By Sandeep Chaudhary
Transport and Energy Sectors Drive Credit Growth — Electricity Loans Up by Rs. 1.7 Billion

According to the Nepal Rastra Bank’s sectorwise credit report for Mid-August 2025, the transportation and energy sectors have emerged as key drivers of credit growth, even as overall lending in other areas remained subdued. The total outstanding credit in these sectors reached nearly Rs. 478.87 billion, marking a steady increase from the previous month. Notably, the electricity sector alone accounted for Rs. 437.76 billion, rising by Rs. 1.7 billion (0.4%) compared to July 2025 — signaling ongoing investment momentum in hydropower and renewable energy projects.
The data highlights that energy financing continues to dominate the infrastructure loan portfolio of commercial banks, supported by both private and government-backed projects under construction. The increase reflects continued disbursements to hydropower developers, power transmission projects, and emerging renewable ventures. Moreover, transport-related loans — including those for vehicles, airlines, and logistics — showed moderate expansion, with the transport equipment production and fitting sector up by 1.7%, reaching Rs. 53.2 billion.
Breaking down the transport segment, vehicle and spare parts financing rose by Rs. 500 million, while aircraft and aviation loans increased by Rs. 390 million, reflecting renewed optimism in domestic airlines and logistics firms following stable fuel prices and improved travel demand. Trucking and storage services also saw marginal recovery, supported by gradual revival in trade and goods movement.

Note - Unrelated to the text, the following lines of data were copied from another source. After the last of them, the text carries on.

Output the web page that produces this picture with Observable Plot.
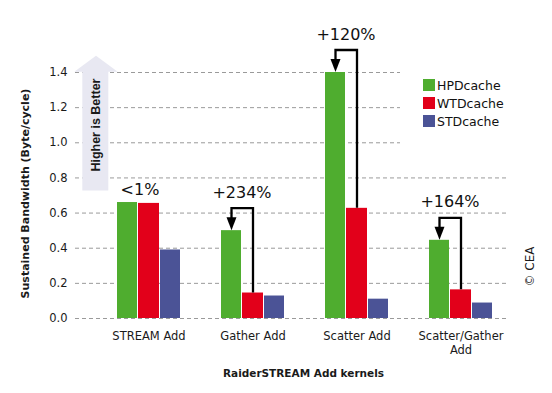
<!DOCTYPE html>
<html><head><meta charset="utf-8">
<script src="https://cdn.jsdelivr.net/npm/d3@7"></script>
<script src="https://cdn.jsdelivr.net/npm/@observablehq/plot@0.6"></script>
<style>
html,body{margin:0;padding:0;background:#fff;}
#chart{position:relative;width:552px;height:393px;font-family:"DejaVu Sans",sans-serif;}
#legend{position:absolute;left:400px;top:62px;width:108px;height:88px;background:#fff;padding:14px 0 0 23px;box-sizing:border-box;}
.item{display:flex;align-items:center;height:18px;font-size:12.5px;color:#111;}
.sw{width:12px;height:12px;margin-right:2px;flex:none;}
</style></head><body><div id="chart"></div>
<script>
const kernels = ["STREAM Add", "Gather Add", "Scatter Add", "Scatter/Gather Add"];
const tickLabels = ["STREAM Add", "Gather Add", "Scatter Add", "Scatter/Gather\nAdd"];
const series = ["HPDcache", "WTDcache", "STDcache"];
const hpd = [0.66, 0.50, 1.40, 0.445];
const wtd = [0.655, 0.145, 0.627, 0.163];
const std = [0.39, 0.128, 0.11, 0.088];
const gains = ["<1%", "+234%", "+120%", "+164%"];
const colors = ["#4fad2f", "#e2001a", "#4b5396"];
const yTicks = [0, 0.2, 0.4, 0.6, 0.8, 1.0, 1.2, 1.4];
const yTitle = "Sustained Bandwidth (Byte/cycle)";
const xTitle = "RaiderSTREAM Add kernels";
const betterText = "Higher is Better";
const credit = "© CEA";

const rows = kernels.map((k, i) => ({kernel: k, hpd: hpd[i], wtd: wtd[i], std: std[i], gain: gains[i]}));

function betterArrow(index, scales, values, dim) {
  const {y} = scales;
  const L = dim.marginLeft - 19.5;
  const g = d3.create("svg:g");
  const pts = [[L + 21, y(1.492)], [L + 42.7, y(1.401)], [L + 33.3, y(1.401)], [L + 33.3, y(0.725)],
               [L + 7.3, y(0.725)], [L + 7.3, y(1.401)], [L - 0.7, y(1.401)]];
  g.append("polygon").attr("points", pts.map(p => p.join(",")).join(" ")).attr("fill", "#e8e8f2");
  g.append("text").attr("transform", `translate(${L + 20.5},${y(1.098)}) rotate(-90)`)
    .attr("text-anchor", "middle").attr("dy", "0.35em")
    .attr("font-family", "'Liberation Sans', Arial, sans-serif").attr("font-weight", "bold")
    .attr("font-size", 12.5).attr("fill", "#1a1a1a").text(betterText);
  return g.node();
}

function connectors(index, scales) {
  const {x, y} = scales;
  const g = d3.create("svg:g");
  rows.forEach(d => {
    if (!d.gain.startsWith("+")) return;
    const x0 = x(d.kernel);
    const gx = x0 + 10.5, rx = x0 + 32;
    const gy = y(d.hpd), ry = y(d.wtd);
    g.append("path").attr("d", `M${rx},${ry}V${gy - 22}H${gx}V${gy - 10}`)
      .attr("fill", "none").attr("stroke", "#000").attr("stroke-width", 2.3);
    g.append("path").attr("d", `M${gx - 5},${gy - 13}L${gx + 5},${gy - 13}L${gx},${gy}Z`).attr("fill", "#000");
  });
  return g.node();
}

const plot = Plot.plot({
  width: 552,
  height: 393,
  marginLeft: 94.5,
  marginRight: 37.5,
  marginTop: 72,
  marginBottom: 75,
  style: {fontFamily: "'DejaVu Sans', sans-serif", background: "transparent", color: "#1a1a1a"},
  x: {domain: kernels, paddingInner: 41 / 105, paddingOuter: 0.19524, label: null},
  y: {domain: [0, 1.4], label: null},
  marks: [
    Plot.ruleY(yTicks, {stroke: "#9a9a9a", strokeDasharray: "4,3", strokeWidth: 1, insetLeft: -19.5, insetRight: 6.5}),
    betterArrow,
    Plot.barY(rows, {x: "kernel", y: "hpd", fill: colors[0], insetLeft: 0, insetRight: 43}),
    Plot.barY(rows, {x: "kernel", y: "wtd", fill: colors[1], insetLeft: 21, insetRight: 21}),
    Plot.barY(rows, {x: "kernel", y: "std", fill: colors[2], insetLeft: 43, insetRight: 0}),
    connectors,
    Plot.text(rows.filter(d => d.gain.startsWith("+")), {x: "kernel", y: "hpd", text: "gain", dx: -11, dy: -38, fontSize: 16, fill: "#111"}),
    Plot.text(rows.filter(d => !d.gain.startsWith("+")), {x: "kernel", y: "hpd", text: "gain", dx: -9, dy: -13, fontSize: 16, fill: "#111"}),
    Plot.axisY({ticks: yTicks, tickFormat: d3.format(".1f"), tickSize: 0, tickPadding: 27.5, fontSize: 11.5, label: null}),
    Plot.axisX({tickFormat: (d) => tickLabels[kernels.indexOf(d)], tickSize: 0, tickPadding: 12, fontSize: 11.5, lineHeight: 1.2, label: null}),
    Plot.text([yTitle], {frameAnchor: "left", dx: -69.5, dy: -2, rotate: -90, fontSize: 11, fontWeight: "bold", textAnchor: "middle", lineAnchor: "middle"}),
    Plot.text([xTitle], {frameAnchor: "bottom", dx: -1.5, dy: 55, fontSize: 10.5, fontWeight: "bold", textAnchor: "middle", lineAnchor: "middle"}),
    Plot.text([credit], {frameAnchor: "right", dx: 15, dy: 71, rotate: -90, fontSize: 12, textAnchor: "middle", lineAnchor: "middle"})
  ]
});

const chart = document.getElementById("chart");
chart.appendChild(plot);
const legend = document.createElement("div");
legend.id = "legend";
series.forEach((s, i) => {
  const item = document.createElement("div");
  item.className = "item";
  const sw = document.createElement("span");
  sw.className = "sw";
  sw.style.background = colors[i];
  const t = document.createElement("span");
  t.textContent = s;
  item.appendChild(sw);
  item.appendChild(t);
  legend.appendChild(item);
});
chart.appendChild(legend);
</script></body></html>
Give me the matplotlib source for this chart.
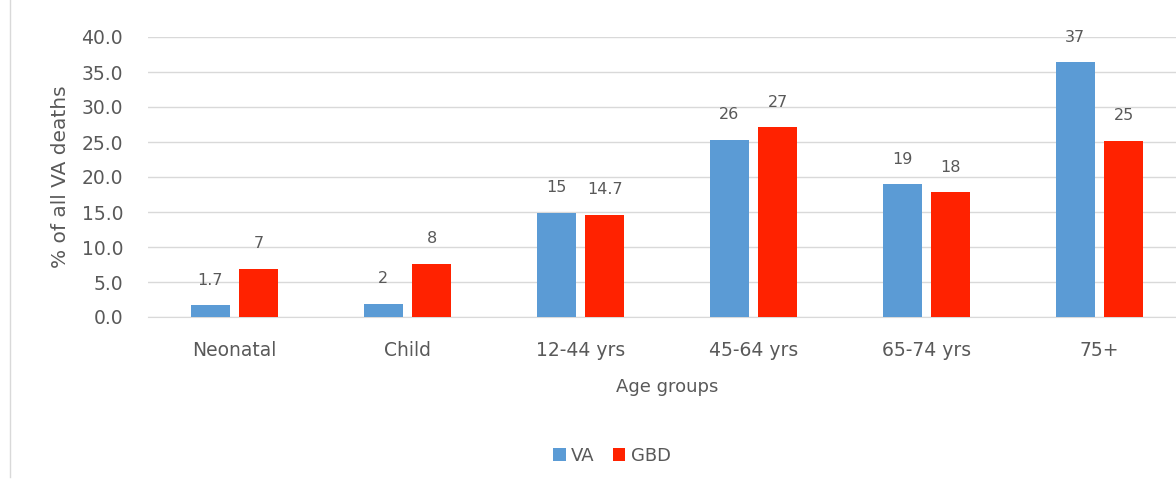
import numpy as np
import matplotlib.pyplot as plt
from matplotlib.lines import Line2D

categories = ['Neonatal', 'Child', '12-44 yrs', '45-64 yrs', '65-74 yrs', '75+']
va_values = [1.7, 1.9, 14.9, 25.3, 19.0, 36.4]
gbd_values = [6.9, 7.6, 14.6, 27.1, 17.8, 25.2]
va_labels = ['1.7', '2', '15', '26', '19', '37']
gbd_labels = ['7', '8', '14.7', '27', '18', '25']
y_ticks = [0, 5, 10, 15, 20, 25, 30, 35, 40]

plt.rcParams['font.family'] = ['DejaVu Sans']
text_col = '#595959'
blue = '#5b9bd5'
red = '#ff2200'

fig = plt.figure(figsize=(11.76, 4.79), dpi=100)
# plot area is cut off at the right edge of the original picture
ax = fig.add_axes([148 / 1176, 1 - 317 / 479, 1038 / 1176, 280 / 479])

x = np.arange(len(categories))
w = 0.225
off = 0.14
ax.bar(x - off, va_values, w, color=blue, label='VA', zorder=3)
ax.bar(x + off, gbd_values, w, color=red, label='GBD', zorder=3)

for i in range(len(categories)):
    ax.text(x[i] - off, va_values[i] + 2.5, va_labels[i], ha='center', va='bottom',
            fontsize=11.5, color=text_col)
    ax.text(x[i] + off, gbd_values[i] + 2.5, gbd_labels[i], ha='center', va='bottom',
            fontsize=11.5, color=text_col)

ax.set_xlim(-0.5, len(categories) - 0.5)
ax.set_ylim(0, 40)
ax.set_yticks(y_ticks)
ax.set_yticklabels(['%.1f' % t for t in y_ticks])
ax.set_xticks(x)
ax.set_xticklabels(categories)
ax.tick_params(axis='both', length=0, labelsize=13.5, colors=text_col)
ax.tick_params(axis='y', pad=18)
ax.tick_params(axis='x', pad=17)
ax.yaxis.grid(True, color='#d9d9d9', linewidth=1, zorder=0)
for s in ['top', 'right', 'left']:
    ax.spines[s].set_visible(False)
ax.spines['bottom'].set_color('#d9d9d9')

ax.set_xlabel('Age groups', fontsize=13, color=text_col, labelpad=13)
ax.set_ylabel('% of all VA deaths', fontsize=14.5, color=text_col, labelpad=8)

# chart area border on the left
fig.add_artist(Line2D([10 / 1176, 10 / 1176], [0.005, 1], color='#d9d9d9', linewidth=1))

handles, labels = ax.get_legend_handles_labels()
fig.legend(handles, labels, loc='center', bbox_to_anchor=(612 / 1176, 1 - 456 / 479),
           ncol=2, frameon=False, fontsize=13, handlelength=0.7, handleheight=0.7,
           handletextpad=0.3, columnspacing=1.0, labelcolor=text_col)

plt.savefig('out.png', dpi=100)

Economists interpret this trend as a positive indicator of real-sector activity — suggesting that energy infrastructure and transportation services are regaining traction as core engines of Nepal’s post-COVID economic recovery. However, they also caution that rising project costs, delayed energy evacuations, and high interest rates could constrain the pace of expansion in the months ahead.